## INFORMATION SHOWN

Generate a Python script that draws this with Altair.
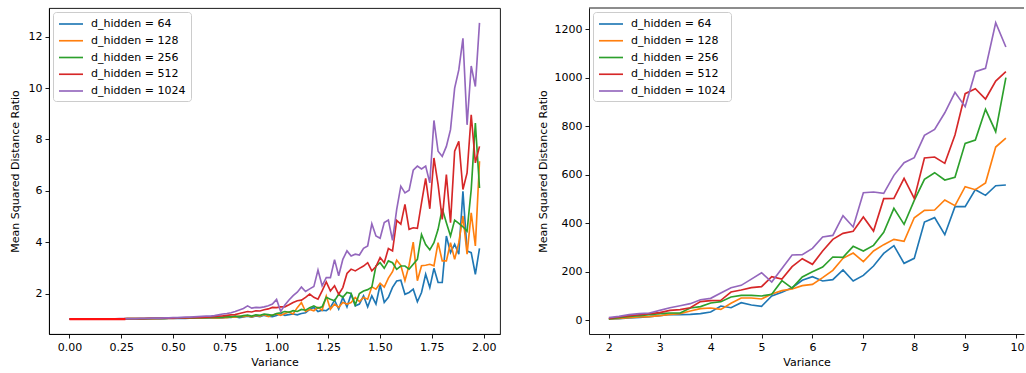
import altair as alt
import pandas as pd

LABELS = ["d_hidden = 64", "d_hidden = 128", "d_hidden = 256", "d_hidden = 512", "d_hidden = 1024"]
COLORS = ["#1f77b4", "#ff7f0e", "#2ca02c", "#d62728", "#9467bd"]
FONT = "DejaVu Sans"

# ---- low-variance sweep: variance 0.00 .. 1.98 (step 0.02) ----
low_var = [round(i * 0.02, 2) for i in range(100)]

low_64 = [
    1.00, 1.00, 1.00, 1.01, 1.01, 1.01, 1.01, 1.01, 1.01, 1.01,
    1.01, 1.01, 1.01, 1.01, 1.01, 1.01, 1.01, 1.01, 1.01, 1.02,
    1.02, 1.02, 1.02, 1.02, 1.03, 1.03, 1.03, 1.03, 1.03, 1.04,
    1.04, 1.04, 1.05, 1.05, 1.05, 1.05, 1.06, 1.05, 1.08, 1.07,
    1.10, 1.06, 1.09, 1.12, 1.08, 1.13, 1.10, 1.15, 1.12, 1.10,
    1.14, 1.22, 1.15, 1.18, 1.20, 1.17, 1.22, 1.25, 1.38, 1.46,
    1.30, 1.35, 1.33, 1.46, 1.74, 1.39, 1.85, 1.48, 1.97, 1.52,
    1.59, 1.91, 1.48, 1.91, 1.59, 2.34, 1.65, 1.85, 2.24, 2.49,
    2.52, 1.97, 2.04, 2.17, 1.68, 2.04, 2.75, 2.23, 2.98, 2.43,
    2.43, 4.24, 3.59, 3.92, 3.53, 5.98, 3.66, 3.59, 2.75, 3.76,
]
low_128 = [
    1.00, 1.00, 1.00, 1.01, 1.01, 1.01, 1.01, 1.01, 1.01, 1.01,
    1.01, 1.01, 1.01, 1.01, 1.02, 1.02, 1.02, 1.02, 1.02, 1.02,
    1.02, 1.03, 1.03, 1.03, 1.03, 1.03, 1.04, 1.04, 1.04, 1.04,
    1.05, 1.05, 1.05, 1.06, 1.06, 1.05, 1.05, 1.07, 1.06, 1.09,
    1.08, 1.12, 1.10, 1.14, 1.09, 1.15, 1.12, 1.18, 1.10, 1.16,
    1.20, 1.15, 1.22, 1.28, 1.20, 1.45, 1.65, 1.30, 1.38, 1.33,
    1.46, 1.35, 1.90, 1.39, 1.59, 1.46, 1.65, 1.59, 1.65, 1.85,
    1.69, 1.85, 1.78, 2.26, 2.17, 2.40, 2.25, 2.60, 2.85, 3.30,
    3.10, 2.50, 3.10, 4.00, 2.50, 3.08, 3.10, 3.14, 3.08, 3.98,
    3.27, 3.27, 3.98, 3.33, 3.98, 5.02, 3.53, 5.14, 3.85, 7.15,
]
low_256 = [
    1.00, 1.00, 1.00, 1.01, 1.01, 1.01, 1.01, 1.01, 1.01, 1.01,
    1.01, 1.01, 1.01, 1.01, 1.02, 1.02, 1.02, 1.02, 1.02, 1.02,
    1.03, 1.03, 1.03, 1.03, 1.04, 1.04, 1.04, 1.04, 1.05, 1.05,
    1.05, 1.06, 1.06, 1.06, 1.07, 1.07, 1.07, 1.08, 1.10, 1.09,
    1.12, 1.10, 1.14, 1.16, 1.12, 1.17, 1.15, 1.20, 1.18, 1.15,
    1.22, 1.25, 1.30, 1.27, 1.33, 1.30, 1.38, 1.35, 1.45, 1.52,
    1.43, 1.48, 1.85, 1.78, 1.72, 1.97, 1.85, 2.04, 2.00, 1.56,
    2.00, 2.10, 2.15, 2.25, 3.07, 3.20, 2.98, 3.27, 3.20, 2.94,
    3.07, 3.07, 2.95, 3.14, 3.33, 4.30, 3.91, 3.70, 3.98, 4.50,
    5.30, 4.76, 4.24, 4.86, 4.73, 4.60, 4.43, 6.05, 8.64, 6.11,
]
low_512 = [
    1.00, 1.00, 1.00, 1.01, 1.01, 1.01, 1.01, 1.01, 1.01, 1.01,
    1.01, 1.01, 1.01, 1.01, 1.02, 1.02, 1.02, 1.02, 1.02, 1.03,
    1.03, 1.03, 1.03, 1.04, 1.04, 1.04, 1.05, 1.05, 1.05, 1.06,
    1.06, 1.07, 1.07, 1.08, 1.09, 1.10, 1.12, 1.13, 1.15, 1.17,
    1.18, 1.22, 1.26, 1.30, 1.28, 1.33, 1.32, 1.37, 1.40, 1.46,
    1.45, 1.48, 1.48, 1.56, 1.65, 1.72, 1.74, 1.85, 1.98, 1.85,
    1.78, 2.10, 2.45, 2.10, 2.30, 1.97, 2.23, 2.78, 2.95, 2.88,
    2.98, 3.07, 3.20, 2.88, 3.05, 3.40, 3.20, 3.75, 3.66, 4.85,
    4.70, 5.47, 4.50, 4.56, 4.54, 5.53, 6.48, 5.30, 7.28, 6.24,
    4.89, 6.63, 4.76, 7.54, 7.93, 6.05, 6.70, 8.96, 7.09, 7.73,
]
low_1024 = [
    1.00, 1.00, 1.00, 1.01, 1.01, 1.01, 1.01, 1.01, 1.01, 1.01,
    1.01, 1.01, 1.02, 1.02, 1.02, 1.02, 1.02, 1.03, 1.03, 1.03,
    1.04, 1.04, 1.04, 1.05, 1.05, 1.06, 1.06, 1.07, 1.08, 1.08,
    1.09, 1.10, 1.11, 1.12, 1.12, 1.14, 1.17, 1.20, 1.22, 1.25,
    1.30, 1.36, 1.42, 1.52, 1.43, 1.46, 1.45, 1.48, 1.52, 1.59,
    1.77, 1.30, 1.55, 1.75, 1.92, 2.05, 2.25, 2.08, 2.18, 2.27,
    2.91, 2.30, 2.62, 2.62, 3.32, 2.69, 3.33, 3.66, 3.46, 3.53,
    3.50, 3.76, 3.85, 4.72, 4.24, 4.15, 4.76, 4.86, 4.07, 5.27,
    6.18, 5.92, 6.02, 6.80, 6.96, 6.85, 6.96, 6.31, 8.74, 7.54,
    7.34, 7.73, 8.38, 10.00, 10.71, 11.94, 8.57, 10.86, 10.06, 12.54,
]

# short unit-ratio baseline drawn over the start of the sweep
base_var = [0.0, 0.27]
base_val = [1.0, 1.0]

# ---- high-variance sweep: variance 2.0 .. 9.8 (step 0.2) ----
high_var = [round(2 + i * 0.2, 1) for i in range(40)]

high_64 = [
    5.5, 7.0, 9.5, 12.3, 15.0, 19.0, 24.6, 23.2, 24.6, 27.4,
    34.3, 59.0, 52.0, 72.7, 63.0, 57.6, 100.2, 115.3, 134.6, 165.0,
    180.0, 162.0, 167.6, 207.4, 162.0, 185.4, 224.0, 276.0, 307.8, 235.0,
    255.5, 405.4, 423.3, 353.0, 468.6, 468.6, 538.7, 515.3, 555.0, 558.0,
]
high_128 = [
    5.5, 8.0, 11.0, 13.5, 15.0, 19.0, 24.6, 27.4, 38.4, 48.0,
    50.6, 45.2, 70.0, 92.0, 92.0, 88.0, 108.5, 122.2, 129.0, 142.8,
    148.3, 175.8, 206.0, 255.6, 277.5, 241.8, 285.8, 311.9, 333.9, 325.6,
    423.0, 453.5, 454.8, 496.0, 472.7, 551.0, 538.7, 566.0, 714.7, 751.8,
]
high_256 = [
    5.5, 11.0, 16.4, 19.0, 23.0, 27.4, 30.0, 30.0, 50.6, 56.3,
    71.4, 76.9, 96.0, 103.0, 103.0, 100.2, 107.0, 163.4, 133.0, 178.6,
    200.6, 219.8, 261.0, 259.7, 305.0, 285.8, 309.0, 362.8, 461.7, 395.8,
    494.7, 581.3, 608.8, 578.6, 589.6, 729.8, 743.5, 870.0, 777.9, 1000.6,
]
high_512 = [
    8.1, 13.5, 19.0, 23.0, 27.4, 31.6, 41.0, 44.0, 52.0, 76.9,
    81.0, 82.5, 116.7, 125.0, 134.6, 138.7, 180.0, 170.3, 221.2, 254.2,
    230.8, 285.8, 333.9, 358.7, 366.9, 426.0, 368.0, 501.6, 503.0, 585.5,
    503.0, 669.3, 673.4, 647.3, 764.0, 934.6, 955.0, 912.6, 986.8, 1025.3,
]
high_1024 = [
    10.9, 16.4, 23.2, 27.4, 30.0, 41.0, 52.0, 60.0, 68.6, 85.0,
    90.6, 112.6, 134.6, 144.2, 170.0, 196.4, 158.0, 214.0, 269.3, 270.7,
    296.8, 343.5, 350.0, 431.5, 385.0, 526.0, 529.0, 523.6, 597.8, 650.0,
    670.7, 762.8, 787.5, 856.0, 940.0, 881.0, 1025.0, 1039.0, 1227.0, 1127.0,
]


def long_table(xs, series):
    rows = []
    for label, values in zip(LABELS, series):
        for x, v in zip(xs, values):
            rows.append({"Variance": x, "ratio": v, "series": label})
    return pd.DataFrame(rows)


low_df = long_table(low_var, [low_64, low_128, low_256, low_512, low_1024])
high_df = long_table(high_var, [high_64, high_128, high_256, high_512, high_1024])
base_df = pd.DataFrame({"Variance": base_var, "ratio": base_val})

AXIS = dict(
    domainColor="black", domainWidth=0.9, tickColor="black", tickWidth=0.9,
    tickSize=4, labelPadding=3, labelFont=FONT, labelFontSize=11,
    labelColor="black", titleFont=FONT, titleFontSize=11,
    titleFontWeight="normal", titleColor="black", grid=False,
)

# legend handle: a 24px stroke starting at the left of the symbol column
LEGEND = alt.Legend(
    title=None, orient="top-left", offset=4, symbolType="M-1,0H3",
    symbolSize=144, symbolStrokeWidth=1.65, labelFont=FONT, labelFontSize=11,
    labelColor="black", labelOffset=19, rowPadding=4.75, padding=5,
    fillColor="rgba(255,255,255,0.8)", strokeColor="#cccccc",
    cornerRadius=3, labelLimit=300,
)

color = alt.Color(
    "series:N", scale=alt.Scale(domain=LABELS, range=COLORS), legend=LEGEND
)


def panel(df, x_scale, x_axis, y_scale, y_axis):
    layers = []
    for label in LABELS:
        layers.append(
            alt.Chart(df)
            .transform_filter(alt.datum.series == label)
            .mark_line(strokeWidth=1.65)
            .encode(
                x=alt.X("Variance:Q", scale=x_scale, axis=x_axis),
                y=alt.Y("ratio:Q", scale=y_scale, axis=y_axis),
                color=color,
            )
        )
    return layers


left_x_scale = alt.Scale(domain=[-0.099, 2.079], nice=False, zero=False)
left_y_scale = alt.Scale(domain=[0.423, 13.12], nice=False, zero=False)
left_x_axis = alt.Axis(
    values=[0, 0.25, 0.5, 0.75, 1.0, 1.25, 1.5, 1.75, 2.0], format=".2f",
    title="Variance", titlePadding=4, **AXIS,
)
left_y_axis = alt.Axis(
    values=[2, 4, 6, 8, 10, 12], title="Mean Squared Distance Ratio",
    titlePadding=8, **AXIS,
)

left_layers = panel(low_df, left_x_scale, left_x_axis, left_y_scale, left_y_axis)
left_layers.append(
    alt.Chart(base_df)
    .mark_line(color="#ff1010", strokeWidth=2.2)
    .encode(x="Variance:Q", y="ratio:Q")
)
left = alt.layer(*left_layers).properties(
    width=451, height=326,
    view=alt.ViewBackground(stroke="black", strokeWidth=0.9),
)

right_x_scale = alt.Scale(domain=[1.61, 10.156], nice=False, zero=False)
right_y_scale = alt.Scale(domain=[-56.5, 1288.0], nice=False, zero=False)
right_x_axis = alt.Axis(
    values=[2, 3, 4, 5, 6, 7, 8, 9, 10], format="d", title="Variance",
    titlePadding=4, labelFlush=10, labelFlushOffset=8, **AXIS,
)
right_y_axis = alt.Axis(
    values=[0, 200, 400, 600, 800, 1000, 1200], format="d",
    title="Mean Squared Distance Ratio", titlePadding=6, **AXIS,
)

right_layers = panel(high_df, right_x_scale, right_x_axis, right_y_scale, right_y_axis)
# top spine of the right panel (its right edge runs off the canvas)
right_layers.append(
    alt.Chart(pd.DataFrame({"k": [0]}))
    .mark_rule(color="black", strokeWidth=0.9)
    .encode(x=alt.value(0), x2=alt.value(435), y=alt.value(0))
)
right = (
    alt.layer(*right_layers)
    .properties(width=435, height=326, view=alt.ViewBackground(strokeOpacity=0))
)

chart = (
    alt.hconcat(left, right, spacing=36)
    .resolve_scale(color="independent")
    .resolve_legend(color="independent")
    .properties(padding={"left": 8, "top": 7, "right": 0, "bottom": 0})
    .configure(font=FONT)
)

chart.save("out.html", embed_options={"renderer": "svg", "actions": False})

## TASK
Take the material above from its first line through the line holding "low_var = [round(i" and set it down exactly, without the pictures.

## TASK ANSWER
Generate a Python script that draws this with Altair.
import altair as alt
import pandas as pd

LABELS = ["d_hidden = 64", "d_hidden = 128", "d_hidden = 256", "d_hidden = 512", "d_hidden = 1024"]
COLORS = ["#1f77b4", "#ff7f0e", "#2ca02c", "#d62728", "#9467bd"]
FONT = "DejaVu Sans"

# ---- low-variance sweep: variance 0.00 .. 1.98 (step 0.02) ----
low_var = [round(i * 0.02, 2) for i in range(100)]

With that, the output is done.